Nei migranti non abbiamo mai visto soggetti da sovradeterminare,  tanto
meno da gestire, ma persone con cui condividere percorsi e  pratiche,
uniti nella rabbia verso le discriminazioni. Abbiamo sempre  visto le
differenze che intercorrono tra di noi come punti di forza e  crescita e
non come qualcosa che ci permettesse di ergerci sopra di loro.

A chi dice di essere realisti ed accettare il nuovo campo governativo
 come unica soluzione possibile, rispondiamo che questa “politica
 dell’emergenza” è una soluzione ancora meno realistica del problema e
 non fa altro che costruire campi e muri ovunque.

Ormai vige la “normalizzazione dell’emergenza” e la sua regola generale
 è la “gestione di esseri umani, tramutati in merce da smistare, una
 volta “differenziati e catalogati" condannando le persone ad essere
 utenti passivi e non  capaci di determinare le proprie vite.

Si creano così le condizioni per decidere chi ha il diritto di
 sopravvivere e chi solo quello di scomparire nella maniera più
 silenziosa possibile.

Anche se sappiamo benissimo che le persone non sono tutte uguali,
 rifiutiamo la visione moraleggiante che divide i migranti buoni da
 quelli cattivi, i profughi dai migranti economici, che seleziona
 soggetti idonei alla riproduzione del loro stesso sfruttamento dai
 soggetti devianti, insubordinati, di troppo.

La violenza del confine e la frustrazione di progetti di vita spezzati  non preoccupa nessuno?

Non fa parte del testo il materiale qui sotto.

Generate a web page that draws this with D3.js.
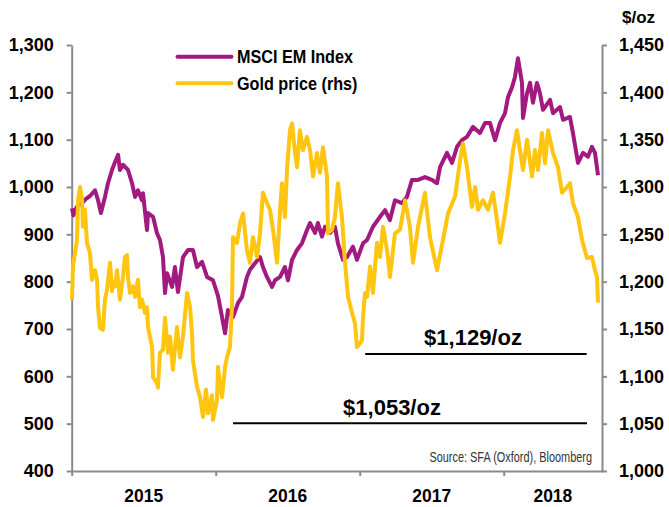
<!DOCTYPE html>
<html><head><meta charset="utf-8">
<script src="https://cdn.jsdelivr.net/npm/d3@7"></script>
<style>
html,body{margin:0;padding:0;background:#fff;}
svg{display:block;}
.tick text{font-family:"Liberation Sans",Arial,sans-serif;font-weight:bold;font-size:18px;fill:#000;}
text{font-family:"Liberation Sans",Arial,sans-serif;}
</style></head>
<body>
<script>
// ---- data (time as decimal years) ----
const msciT = [2015.002,2015.0125,2015.035,2015.072,2015.099,2015.127,2015.162,2015.183,2015.203,2015.231,2015.252,2015.280,2015.301,2015.322,2015.335,2015.356,2015.391,2015.419,2015.440,2015.460,2015.488,2015.495,2015.523,2015.530,2015.565,2015.592,2015.613,2015.634,2015.648,2015.662,2015.697,2015.717,2015.738,2015.773,2015.808,2015.842,2015.870,2015.905,2015.940,2015.981,2016.016,2016.044,2016.065,2016.085,2016.120,2016.155,2016.183,2016.217,2016.238,2016.273,2016.308,2016.328,2016.356,2016.391,2016.412,2016.447,2016.481,2016.502,2016.530,2016.565,2016.599,2016.634,2016.655,2016.690,2016.710,2016.738,2016.759,2016.794,2016.828,2016.849,2016.884,2016.912,2016.953,2016.981,2017.023,2017.051,2017.092,2017.141,2017.176,2017.210,2017.245,2017.294,2017.328,2017.363,2017.405,2017.453,2017.502,2017.537,2017.558,2017.606,2017.641,2017.676,2017.710,2017.745,2017.787,2017.835,2017.870,2017.905,2017.940,2017.974,2018.009,2018.030,2018.058,2018.078,2018.099,2018.127,2018.134,2018.162,2018.183,2018.203,2018.231,2018.252,2018.273,2018.322,2018.342,2018.391,2018.412,2018.460,2018.481,2018.516,2018.551,2018.585,2018.613,2018.634,2018.655];
const msciV = [955,940,958,966,975,981,993,972,945,979,1008,1036,1053,1068,1036,1047,1036,1008,979,993,972,987,909,945,937,903,888,852,776,818,789,831,778,852,867,867,831,842,810,803,770,725,691,740,725,755,768,810,825,839,852,831,810,789,803,810,831,803,846,867,881,909,924,903,924,895,916,903,916,881,846,852,874,846,881,888,916,937,951,930,972,966,979,1015,1015,1021,1015,1008,1042,1072,1051,1085,1099,1106,1127,1114,1135,1135,1099,1135,1156,1190,1211,1232,1272,1220,1146,1198,1220,1178,1220,1198,1163,1184,1156,1169,1142,1148,1114,1051,1072,1064,1085,1072,1025];

const goldT = [2015.002,2015.009,2015.023,2015.037,2015.044,2015.058,2015.072,2015.078,2015.092,2015.106,2015.127,2015.141,2015.162,2015.176,2015.183,2015.197,2015.217,2015.231,2015.245,2015.266,2015.280,2015.287,2015.301,2015.315,2015.335,2015.356,2015.370,2015.384,2015.391,2015.405,2015.426,2015.440,2015.460,2015.474,2015.488,2015.509,2015.523,2015.530,2015.558,2015.565,2015.592,2015.599,2015.613,2015.634,2015.648,2015.669,2015.683,2015.703,2015.731,2015.752,2015.773,2015.801,2015.822,2015.835,2015.842,2015.870,2015.891,2015.912,2015.933,2015.947,2015.974,2015.981,2016.009,2016.016,2016.030,2016.044,2016.065,2016.078,2016.099,2016.113,2016.120,2016.148,2016.169,2016.190,2016.217,2016.238,2016.259,2016.287,2016.308,2016.328,2016.356,2016.377,2016.398,2016.426,2016.447,2016.460,2016.481,2016.495,2016.516,2016.530,2016.551,2016.565,2016.585,2016.606,2016.634,2016.655,2016.676,2016.703,2016.724,2016.745,2016.773,2016.780,2016.808,2016.828,2016.849,2016.877,2016.898,2016.919,2016.947,2016.967,2016.981,2017.002,2017.016,2017.023,2017.037,2017.051,2017.072,2017.092,2017.120,2017.141,2017.162,2017.190,2017.210,2017.245,2017.280,2017.315,2017.349,2017.370,2017.405,2017.453,2017.488,2017.537,2017.578,2017.613,2017.662,2017.697,2017.717,2017.745,2017.780,2017.801,2017.822,2017.856,2017.891,2017.926,2017.953,2017.974,2018.009,2018.044,2018.065,2018.092,2018.113,2018.134,2018.162,2018.197,2018.217,2018.238,2018.266,2018.287,2018.308,2018.342,2018.377,2018.405,2018.440,2018.460,2018.481,2018.516,2018.544,2018.578,2018.613,2018.634,2018.648,2018.655];
const goldV = [1181,1216,1230,1244,1286,1300,1286,1258,1276,1241,1230,1202,1212,1202,1173,1151,1149,1181,1191,1220,1190,1200,1195,1212,1181,1205,1226,1228,1205,1188,1195,1184,1202,1173,1181,1167,1173,1152,1131,1099,1093,1088,1125,1128,1162,1125,1142,1107,1152,1120,1142,1188,1173,1146,1117,1089,1078,1057,1086,1061,1080,1054,1075,1110,1090,1078,1110,1120,1131,1173,1247,1241,1262,1272,1233,1220,1247,1226,1251,1294,1283,1276,1255,1220,1276,1304,1268,1318,1360,1367,1336,1321,1360,1339,1353,1339,1311,1336,1315,1342,1311,1251,1255,1268,1304,1268,1220,1184,1167,1156,1131,1135,1138,1163,1188,1184,1216,1188,1241,1226,1258,1233,1205,1251,1255,1286,1258,1220,1258,1294,1247,1212,1244,1272,1290,1328,1346,1321,1279,1300,1276,1286,1276,1294,1265,1241,1272,1311,1339,1360,1339,1318,1350,1311,1339,1318,1357,1325,1360,1336,1321,1294,1300,1304,1283,1268,1244,1225,1226,1212,1205,1178];

const leftTicks = [400,500,600,700,800,900,1000,1100,1200,1300];
const rightTicks = [1000,1050,1100,1150,1200,1250,1300,1350,1400,1450];
const yearTicks = [2015,2016,2017,2018];
const yearLabels = ["2015","2016","2017","2018"];
const annotations = [{value:1129, label:"$1,129/oz", from:2017.038, to:2018.576},
                     {value:1053, label:"$1,053/oz", from:2016.120, to:2018.578}];
const seriesNames = ["MSCI EM Index","Gold price (rhs)"];

// ---- layout ----
const W = 669, H = 507;
const X0 = 71.7, X1 = 602, Y0 = 471, Y1 = 45;
const tEnd = 2015 + (X1 - X0) / 144;
const purple = "#A2197F", gold = "#FFC510", axisCol = "#8a8a8a";

const svg = d3.select("body").append("svg").attr("width", W).attr("height", H);
const x = d3.scaleLinear().domain([2015, tEnd]).range([X0, X1]);
const yL = d3.scaleLinear().domain([400, 1300]).range([Y0, Y1]);
const yR = d3.scaleLinear().domain([1000, 1450]).range([Y0, Y1]);

function styleAxis(g){
  g.selectAll(".domain").attr("stroke", axisCol).attr("stroke-width", 2);
  g.selectAll(".tick line").attr("stroke", axisCol).attr("stroke-width", 2);
}
const gL = svg.append("g").attr("transform", `translate(${X0},0)`)
  .call(d3.axisLeft(yL).tickValues(leftTicks).tickFormat(d3.format(",")).tickSize(5).tickSizeOuter(0).tickPadding(13));
styleAxis(gL);
const gR = svg.append("g").attr("transform", `translate(${X1},0)`)
  .call(d3.axisRight(yR).tickValues(rightTicks).tickFormat(d3.format(",")).tickSize(5).tickSizeOuter(0).tickPadding(12));
styleAxis(gR);
const gX = svg.append("g").attr("transform", `translate(0,${Y0})`)
  .call(d3.axisBottom(x).tickValues(yearTicks).tickFormat("").tickSize(5).tickSizeOuter(0));
styleAxis(gX);

// condensed text helper (horizontal squeeze)
function narrowText(px, py, sx, anchor){
  return svg.append("text").attr("transform", `translate(${px},${py}) scale(${sx},1)`).attr("text-anchor", anchor || "start");
}

// year labels centered in each year span
yearTicks.forEach((yr, i) => {
  const a = x(yr), b = x(Math.min(yr + 1, tEnd));
  narrowText((a + b) / 2, 502, 0.92, "middle")
    .style("font-weight", "bold").style("font-size", "19px")
    .text(yearLabels[i]);
});

// unit label
svg.append("text").attr("x", 622).attr("y", 23)
  .style("font-weight", "bold").style("font-size", "17px")
  .text("$/oz");

// annotations
annotations.forEach((a, i) => {
  const yy = yR(a.value) + (i === 0 ? 5 : 2.5);
  svg.append("line").attr("x1", x(a.from)).attr("x2", x(a.to)).attr("y1", yy).attr("y2", yy)
    .attr("stroke", "#000").attr("stroke-width", 2);
});
svg.append("text").attr("x", 473).attr("y", 345).attr("text-anchor", "middle")
  .style("font-weight", "bold").style("font-size", "22px")
  .text(annotations[0].label);
svg.append("text").attr("x", 392).attr("y", 415).attr("text-anchor", "middle")
  .style("font-weight", "bold").style("font-size", "22px")
  .text(annotations[1].label);

// source
narrowText(592, 462, 0.78, "end")
  .style("font-size", "14px").style("fill", "#333")
  .text("Source: SFA (Oxford), Bloomberg");

// lines
const msci = msciT.map((t, i) => [t, msciV[i]]);
const goldD = goldT.map((t, i) => [t, goldV[i]]);
svg.append("path").datum(msci)
  .attr("d", d3.line().x(d => x(d[0])).y(d => yL(d[1])))
  .attr("fill", "none").attr("stroke", purple).attr("stroke-width", 4).attr("stroke-linejoin", "round");
svg.append("path").datum(goldD)
  .attr("d", d3.line().x(d => x(d[0])).y(d => yR(d[1])))
  .attr("fill", "none").attr("stroke", gold).attr("stroke-width", 4).attr("stroke-linejoin", "round");

// legend
const legY = [56.7, 83.3];
[purple, gold].forEach((c, i) => {
  svg.append("line").attr("x1", 177.5).attr("x2", 231.5).attr("y1", legY[i]).attr("y2", legY[i])
    .attr("stroke", c).attr("stroke-width", 4).attr("stroke-linecap", "round");
  narrowText(237, legY[i] + 6.6, 0.9)
    .style("font-weight", "bold").style("font-size", "18px")
    .text(seriesNames[i]);
});
</script>
</body></html>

Si tratta della stessa violenza di chi arriva a negare persino il cibo,
 pur di spezzare la determinazione e la resistenza di chi è perennemente
 senza voce; è lo scandalo di una presa di parola di questi soggetti
che  tanto imbarazza la nostra società.

Chi è complice della resistenza, poi, va immediatamente additato ed
 allontanato: ecco la reale funzione delle denunce in arrivo e dei fogli
 di via che la Questura ha emesso nei confronti di alcuni solidali.



Lo sgombero del campo spontaneo non ha risolto il problema.

Il campo governativo continua a non essere una soluzione.

Aprire il confine e fermare le deportazioni sono le prime cose da fare.